__Written task__
Find every line in the records below that holds the word "this", and copy it out.

__The input__
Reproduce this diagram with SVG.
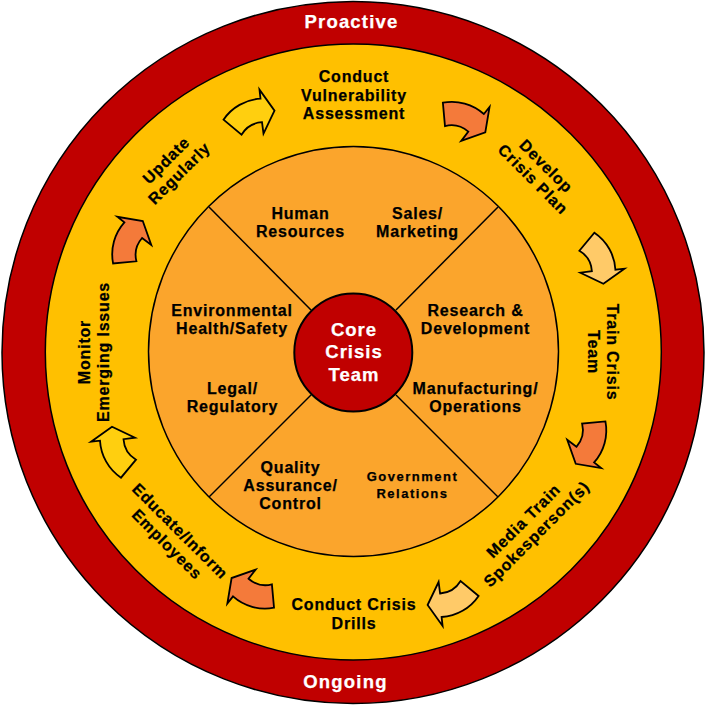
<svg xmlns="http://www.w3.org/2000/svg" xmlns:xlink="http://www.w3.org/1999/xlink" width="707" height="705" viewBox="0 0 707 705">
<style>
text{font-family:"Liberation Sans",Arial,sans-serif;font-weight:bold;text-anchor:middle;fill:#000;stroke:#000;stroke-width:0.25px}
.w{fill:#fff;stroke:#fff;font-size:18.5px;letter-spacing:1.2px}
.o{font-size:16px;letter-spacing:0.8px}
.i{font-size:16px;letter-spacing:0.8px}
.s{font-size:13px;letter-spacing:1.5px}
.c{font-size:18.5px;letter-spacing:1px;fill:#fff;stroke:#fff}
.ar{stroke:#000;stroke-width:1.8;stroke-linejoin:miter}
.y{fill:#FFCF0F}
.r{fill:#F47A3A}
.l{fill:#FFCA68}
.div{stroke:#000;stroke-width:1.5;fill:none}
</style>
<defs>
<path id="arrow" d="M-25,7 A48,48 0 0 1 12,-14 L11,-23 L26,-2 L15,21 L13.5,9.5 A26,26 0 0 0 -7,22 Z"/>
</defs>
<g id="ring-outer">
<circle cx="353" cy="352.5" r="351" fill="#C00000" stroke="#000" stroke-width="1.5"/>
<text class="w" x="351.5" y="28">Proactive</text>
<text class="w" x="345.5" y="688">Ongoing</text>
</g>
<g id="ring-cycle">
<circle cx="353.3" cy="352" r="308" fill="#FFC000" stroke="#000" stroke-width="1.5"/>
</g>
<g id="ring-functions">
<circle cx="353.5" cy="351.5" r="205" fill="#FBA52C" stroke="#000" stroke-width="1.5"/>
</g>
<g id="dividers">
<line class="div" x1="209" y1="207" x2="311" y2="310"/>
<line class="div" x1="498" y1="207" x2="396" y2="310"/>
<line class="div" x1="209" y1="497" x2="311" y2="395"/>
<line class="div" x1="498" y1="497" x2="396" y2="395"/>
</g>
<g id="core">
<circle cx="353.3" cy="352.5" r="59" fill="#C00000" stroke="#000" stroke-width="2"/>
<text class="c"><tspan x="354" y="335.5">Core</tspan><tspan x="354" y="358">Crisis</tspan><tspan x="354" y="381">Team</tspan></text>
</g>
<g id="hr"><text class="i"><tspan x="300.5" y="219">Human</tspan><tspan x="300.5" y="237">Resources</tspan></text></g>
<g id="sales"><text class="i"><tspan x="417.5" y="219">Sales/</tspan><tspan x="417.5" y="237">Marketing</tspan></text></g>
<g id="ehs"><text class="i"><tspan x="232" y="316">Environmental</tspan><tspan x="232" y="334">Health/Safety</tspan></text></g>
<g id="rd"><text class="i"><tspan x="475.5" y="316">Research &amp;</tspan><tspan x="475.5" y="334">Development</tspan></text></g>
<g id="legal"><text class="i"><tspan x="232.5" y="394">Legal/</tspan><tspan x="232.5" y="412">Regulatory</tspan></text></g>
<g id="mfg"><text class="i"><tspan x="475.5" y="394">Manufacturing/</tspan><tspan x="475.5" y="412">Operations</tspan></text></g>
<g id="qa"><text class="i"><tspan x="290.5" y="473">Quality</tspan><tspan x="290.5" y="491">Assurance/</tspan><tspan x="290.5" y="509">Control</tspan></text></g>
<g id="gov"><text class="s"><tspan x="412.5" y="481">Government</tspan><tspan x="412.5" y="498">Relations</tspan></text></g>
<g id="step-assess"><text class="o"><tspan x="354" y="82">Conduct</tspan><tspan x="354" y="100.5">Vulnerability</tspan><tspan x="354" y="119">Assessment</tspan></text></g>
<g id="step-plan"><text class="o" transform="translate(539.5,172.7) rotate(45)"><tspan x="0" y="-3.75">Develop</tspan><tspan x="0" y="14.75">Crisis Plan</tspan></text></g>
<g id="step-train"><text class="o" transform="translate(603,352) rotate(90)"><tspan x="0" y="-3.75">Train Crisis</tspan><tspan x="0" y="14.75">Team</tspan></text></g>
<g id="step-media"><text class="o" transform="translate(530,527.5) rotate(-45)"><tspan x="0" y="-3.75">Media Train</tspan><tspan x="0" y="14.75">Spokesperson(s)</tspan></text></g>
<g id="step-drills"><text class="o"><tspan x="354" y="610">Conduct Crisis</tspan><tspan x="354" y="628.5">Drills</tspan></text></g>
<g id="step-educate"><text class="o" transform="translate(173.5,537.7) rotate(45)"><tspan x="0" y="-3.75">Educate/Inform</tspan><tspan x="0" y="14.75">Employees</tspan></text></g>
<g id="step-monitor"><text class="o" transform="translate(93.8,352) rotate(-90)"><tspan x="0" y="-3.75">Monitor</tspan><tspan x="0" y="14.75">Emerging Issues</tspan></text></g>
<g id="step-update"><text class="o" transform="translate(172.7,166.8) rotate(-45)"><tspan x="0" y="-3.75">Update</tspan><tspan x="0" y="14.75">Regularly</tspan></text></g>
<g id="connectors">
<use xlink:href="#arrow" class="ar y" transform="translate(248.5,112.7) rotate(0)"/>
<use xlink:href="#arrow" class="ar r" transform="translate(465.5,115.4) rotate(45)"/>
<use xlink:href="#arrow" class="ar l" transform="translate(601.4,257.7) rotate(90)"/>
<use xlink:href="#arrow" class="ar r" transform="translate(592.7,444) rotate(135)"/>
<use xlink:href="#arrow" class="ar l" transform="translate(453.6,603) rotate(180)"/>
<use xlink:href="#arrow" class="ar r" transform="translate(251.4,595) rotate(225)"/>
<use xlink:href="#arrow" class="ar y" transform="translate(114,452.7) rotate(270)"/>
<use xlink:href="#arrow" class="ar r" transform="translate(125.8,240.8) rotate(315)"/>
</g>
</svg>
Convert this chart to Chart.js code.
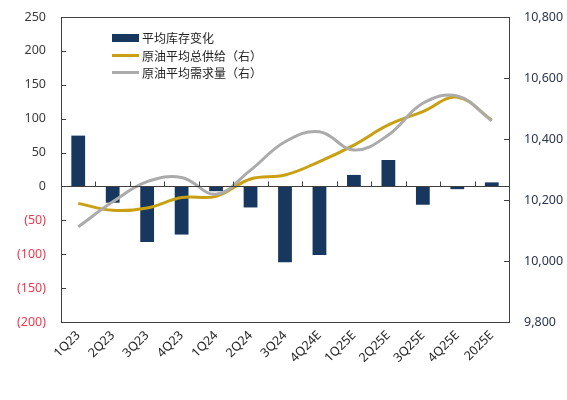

__Response to the task__
Reproduce this diagram with SVG.
Convert this chart to Chart.js code.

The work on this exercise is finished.